== Given task ==
Leave out the pictures and set down exactly the lines from the start of the listing through the one with "function errData(vals, errs)", both included.

== Data extract ==
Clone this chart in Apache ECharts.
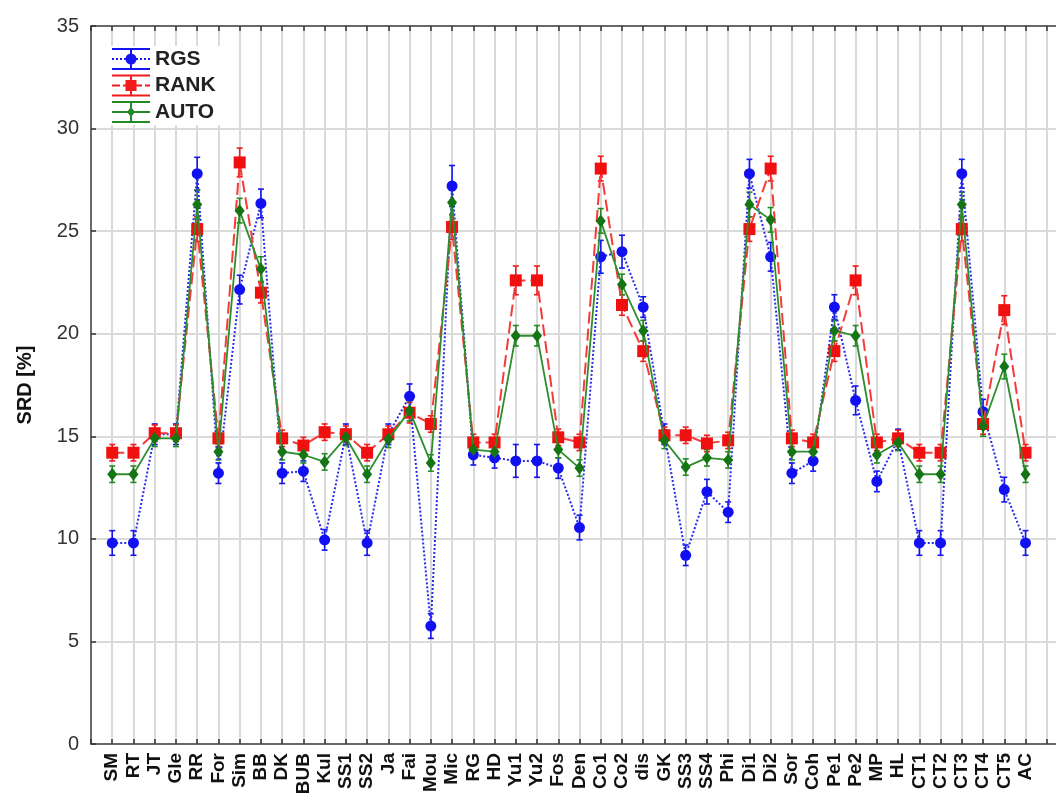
<!DOCTYPE html>
<html>
<head>
<meta charset="utf-8">
<script src="https://cdn.jsdelivr.net/npm/echarts@6/dist/echarts.min.js"></script>
<style>html,body{margin:0;padding:0;background:#fff;overflow:hidden;}#c{width:1068px;height:796px;}</style>
</head>
<body>
<div id="c"></div>
<script>
const categories = ['SM','RT','JT','Gle','RR','For','Sim','BB','DK','BUB','Kul','SS1','SS2','Ja','Fai','Mou','Mic','RG','HD','Yu1','Yu2','Fos','Den','Co1','Co2','dis','GK','SS3','SS4','Phi','Di1','Di2','Sor','Coh','Pe1','Pe2','MP','HL','CT1','CT2','CT3','CT4','CT5','AC'];
const rgs  = [9.8,9.8,15.1,15.1,27.8,13.2,22.15,26.35,13.2,13.3,9.95,15.1,9.8,15.1,16.95,5.75,27.2,14.1,13.95,13.8,13.8,13.45,10.55,23.75,24.0,21.3,15.1,9.2,12.3,11.3,27.8,23.75,13.2,13.8,21.3,16.75,12.8,14.85,9.8,9.8,27.8,16.2,12.4,9.8];
const rank = [14.2,14.2,15.15,15.15,25.1,14.9,28.35,22.0,14.9,14.55,15.2,15.1,14.2,15.1,16.15,15.6,25.2,14.7,14.7,22.6,22.6,14.95,14.7,28.05,21.4,19.15,15.05,15.05,14.65,14.8,25.1,28.05,14.9,14.7,19.15,22.6,14.7,14.9,14.2,14.2,25.1,15.6,21.15,14.2];
const auto = [13.15,13.15,14.9,14.9,26.3,14.25,26.0,23.15,14.25,14.1,13.75,14.95,13.15,14.85,16.25,13.7,26.4,14.35,14.25,19.9,19.9,14.35,13.45,25.5,22.4,20.15,14.8,13.5,13.95,13.85,26.3,25.55,14.25,14.25,20.15,19.9,14.1,14.7,13.15,13.15,26.3,15.5,18.4,13.15];
const rgsErr  = [0.6,0.6,0.5,0.5,0.8,0.5,0.7,0.7,0.5,0.5,0.5,0.5,0.6,0.5,0.6,0.6,1.0,0.5,0.5,0.8,0.8,0.5,0.6,0.8,0.8,0.5,0.5,0.5,0.6,0.5,0.7,0.7,0.5,0.5,0.6,0.7,0.5,0.5,0.6,0.6,0.7,0.6,0.6,0.6];
const rankErr = [0.4,0.4,0.4,0.4,0.6,0.4,0.7,0.5,0.4,0.4,0.4,0.4,0.4,0.4,0.5,0.4,0.6,0.4,0.4,0.7,0.7,0.4,0.4,0.6,0.5,0.5,0.4,0.4,0.4,0.4,0.6,0.6,0.4,0.4,0.5,0.7,0.4,0.4,0.4,0.4,0.6,0.5,0.7,0.4];
const autoErr = [0.4,0.4,0.4,0.4,0.7,0.4,0.6,0.6,0.4,0.4,0.4,0.4,0.4,0.4,0.5,0.4,0.6,0.4,0.4,0.5,0.5,0.4,0.4,0.6,0.5,0.5,0.4,0.4,0.4,0.4,0.6,0.6,0.4,0.4,0.5,0.5,0.4,0.4,0.4,0.4,0.6,0.5,0.6,0.4];
const yTicks = {min: 0, max: 35, interval: 5};

// padded axis: one empty slot before, two after (plot extends past the picture)
const axisData = [''].concat(categories, ['', '']);

function pairs(vals) { return vals.map((v, i) => [i + 1, v]); }
function errData(vals, errs) { return vals.map((v, i) => [i + 1, v - errs[i], v + errs[i]]); }

function errSeries(name, vals, errs, color) {
  return {
    name: name, type: 'custom', silent: true, z: 2,
    data: errData(vals, errs),
    encode: {x: 0, y: [1, 2]},
    renderItem: function (params, api) {
      const x = api.value(0);
      const lo = api.coord([x, api.value(1)]);
      const hi = api.coord([x, api.value(2)]);
      const w = 3;
      const st = {stroke: color, lineWidth: 1.6};
      return {type: 'group', children: [
        {type: 'line', shape: {x1: lo[0], y1: lo[1], x2: hi[0], y2: hi[1]}, style: st},
        {type: 'line', shape: {x1: hi[0] - w, y1: hi[1], x2: hi[0] + w, y2: hi[1]}, style: st},
        {type: 'line', shape: {x1: lo[0] - w, y1: lo[1], x2: lo[0] + w, y2: lo[1]}, style: st}
      ]};
    }
  };
}

function legendIcon(kind) {
  let p = 'M0,0 h38 v2 h-38 Z M0,20 h38 v2 h-38 Z M18,0 h2 v22 h-2 Z ';
  if (kind === 'dot') { for (let x = 0; x < 38; x += 4) p += 'M' + x + ',10 h2 v2 h-2 Z '; }
  else if (kind === 'dash') { for (let x = 0; x < 38; x += 11) p += 'M' + x + ',10 h' + Math.min(8, 38 - x) + ' v2 h-' + Math.min(8, 38 - x) + ' Z '; }
  else { p += 'M0,10 h38 v2 h-38 Z '; }
  if (kind === 'dot') p += 'M13.5,11 A5.5,5.5 0 1 1 24.5,11 A5.5,5.5 0 1 1 13.5,11 Z';
  else if (kind === 'dash') p += 'M13.5,5.5 h11 v11 h-11 Z';
  else p += 'M19,6 L23,11 L19,16 L15,11 Z';
  return 'path://' + p;
}

const chart = echarts.init(document.getElementById('c'), null, {renderer: 'canvas'});
const axisFont = 'Liberation Sans, Arial, sans-serif';
chart.setOption({
  animation: false,
  backgroundColor: '#fff',
  grid: {left: 91, top: 26, right: 0, bottom: 52, containLabel: false, outerBoundsMode: 'none'},
  legend: {
    orient: 'vertical', left: 108, top: 46,
    itemWidth: 38, itemHeight: 22, itemGap: 4.5,
    backgroundColor: '#fff', padding: [2, 6, 2, 4],
    textStyle: {fontFamily: axisFont, fontSize: 21, fontWeight: 'bold', color: '#222', padding: [0, 0, 0, 0]},
    data: [
      {name: 'RGS', icon: legendIcon('dot'), itemStyle: {color: '#1515f0'}},
      {name: 'RANK', icon: legendIcon('dash'), itemStyle: {color: '#f21a1a'}},
      {name: 'AUTO', icon: legendIcon('solid'), itemStyle: {color: '#248a24'}}
    ]
  },
  xAxis: [{
    type: 'category', data: axisData, boundaryGap: false,
    axisLine: {show: true, lineStyle: {color: '#444', width: 1.5}},
    axisTick: {show: true, inside: true, length: 5, interval: 0, lineStyle: {color: '#333', width: 1.5}},
    axisLabel: {interval: 0, rotate: 90, margin: 9, fontFamily: axisFont, fontSize: 19, fontWeight: 'bold', color: '#111'},
    splitLine: {show: true, interval: 0, lineStyle: {color: '#dadada', width: 2}}
  }, {
    type: 'category', data: axisData, boundaryGap: false, position: 'top',
    axisLine: {show: true, lineStyle: {color: '#444', width: 1.5}},
    axisTick: {show: true, inside: true, length: 5, interval: 0, lineStyle: {color: '#333', width: 1.5}},
    axisLabel: {show: false}, splitLine: {show: false}
  }],
  yAxis: {
    type: 'value', min: yTicks.min, max: yTicks.max, interval: yTicks.interval,
    name: 'SRD [%]', nameLocation: 'middle', nameGap: 56,
    nameTextStyle: {fontFamily: axisFont, fontSize: 20, fontWeight: 'bold', color: '#111'},
    axisLine: {show: true, lineStyle: {color: '#444', width: 1.5}},
    axisTick: {show: true, inside: true, length: 5, lineStyle: {color: '#333', width: 1.5}},
    axisLabel: {margin: 12, fontFamily: axisFont, fontSize: 20, color: '#333'},
    splitLine: {show: true, lineStyle: {color: '#dadada', width: 2}}
  },
  series: [
    errSeries('RGS err', rgs, rgsErr, '#1515f0'),
    errSeries('RANK err', rank, rankErr, '#f21a1a'),
    errSeries('AUTO err', auto, autoErr, '#248a24'),
    {name: 'RGS', type: 'line', data: pairs(rgs), z: 3,
     symbol: 'circle', symbolSize: 11, itemStyle: {color: '#1010f0'},
     lineStyle: {color: '#2a2aee', width: 2, type: [2, 2]}},
    {name: 'RANK', type: 'line', data: pairs(rank), z: 4,
     symbol: 'rect', symbolSize: 12, itemStyle: {color: '#f01010'},
     lineStyle: {color: '#f53a3a', width: 2, type: [12, 5]}},
    {name: 'AUTO', type: 'line', data: pairs(auto), z: 5,
     symbol: 'diamond', symbolSize: [10, 13], itemStyle: {color: '#157515'},
     lineStyle: {color: '#2e8e2e', width: 1.8}}
  ]
});
</script>
</body>
</html>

== Answer to this task ==
Clone this chart in Apache ECharts.
<!DOCTYPE html>
<html>
<head>
<meta charset="utf-8">
<script src="https://cdn.jsdelivr.net/npm/echarts@6/dist/echarts.min.js"></script>
<style>html,body{margin:0;padding:0;background:#fff;overflow:hidden;}#c{width:1068px;height:796px;}</style>
</head>
<body>
<div id="c"></div>
<script>
const categories = ['SM','RT','JT','Gle','RR','For','Sim','BB','DK','BUB','Kul','SS1','SS2','Ja','Fai','Mou','Mic','RG','HD','Yu1','Yu2','Fos','Den','Co1','Co2','dis','GK','SS3','SS4','Phi','Di1','Di2','Sor','Coh','Pe1','Pe2','MP','HL','CT1','CT2','CT3','CT4','CT5','AC'];
const rgs  = [9.8,9.8,15.1,15.1,27.8,13.2,22.15,26.35,13.2,13.3,9.95,15.1,9.8,15.1,16.95,5.75,27.2,14.1,13.95,13.8,13.8,13.45,10.55,23.75,24.0,21.3,15.1,9.2,12.3,11.3,27.8,23.75,13.2,13.8,21.3,16.75,12.8,14.85,9.8,9.8,27.8,16.2,12.4,9.8];
const rank = [14.2,14.2,15.15,15.15,25.1,14.9,28.35,22.0,14.9,14.55,15.2,15.1,14.2,15.1,16.15,15.6,25.2,14.7,14.7,22.6,22.6,14.95,14.7,28.05,21.4,19.15,15.05,15.05,14.65,14.8,25.1,28.05,14.9,14.7,19.15,22.6,14.7,14.9,14.2,14.2,25.1,15.6,21.15,14.2];
const auto = [13.15,13.15,14.9,14.9,26.3,14.25,26.0,23.15,14.25,14.1,13.75,14.95,13.15,14.85,16.25,13.7,26.4,14.35,14.25,19.9,19.9,14.35,13.45,25.5,22.4,20.15,14.8,13.5,13.95,13.85,26.3,25.55,14.25,14.25,20.15,19.9,14.1,14.7,13.15,13.15,26.3,15.5,18.4,13.15];
const rgsErr  = [0.6,0.6,0.5,0.5,0.8,0.5,0.7,0.7,0.5,0.5,0.5,0.5,0.6,0.5,0.6,0.6,1.0,0.5,0.5,0.8,0.8,0.5,0.6,0.8,0.8,0.5,0.5,0.5,0.6,0.5,0.7,0.7,0.5,0.5,0.6,0.7,0.5,0.5,0.6,0.6,0.7,0.6,0.6,0.6];
const rankErr = [0.4,0.4,0.4,0.4,0.6,0.4,0.7,0.5,0.4,0.4,0.4,0.4,0.4,0.4,0.5,0.4,0.6,0.4,0.4,0.7,0.7,0.4,0.4,0.6,0.5,0.5,0.4,0.4,0.4,0.4,0.6,0.6,0.4,0.4,0.5,0.7,0.4,0.4,0.4,0.4,0.6,0.5,0.7,0.4];
const autoErr = [0.4,0.4,0.4,0.4,0.7,0.4,0.6,0.6,0.4,0.4,0.4,0.4,0.4,0.4,0.5,0.4,0.6,0.4,0.4,0.5,0.5,0.4,0.4,0.6,0.5,0.5,0.4,0.4,0.4,0.4,0.6,0.6,0.4,0.4,0.5,0.5,0.4,0.4,0.4,0.4,0.6,0.5,0.6,0.4];
const yTicks = {min: 0, max: 35, interval: 5};

// padded axis: one empty slot before, two after (plot extends past the picture)
const axisData = [''].concat(categories, ['', '']);

function pairs(vals) { return vals.map((v, i) => [i + 1, v]); }
function errData(vals, errs) { return vals.map((v, i) => [i + 1, v - errs[i], v + errs[i]]); }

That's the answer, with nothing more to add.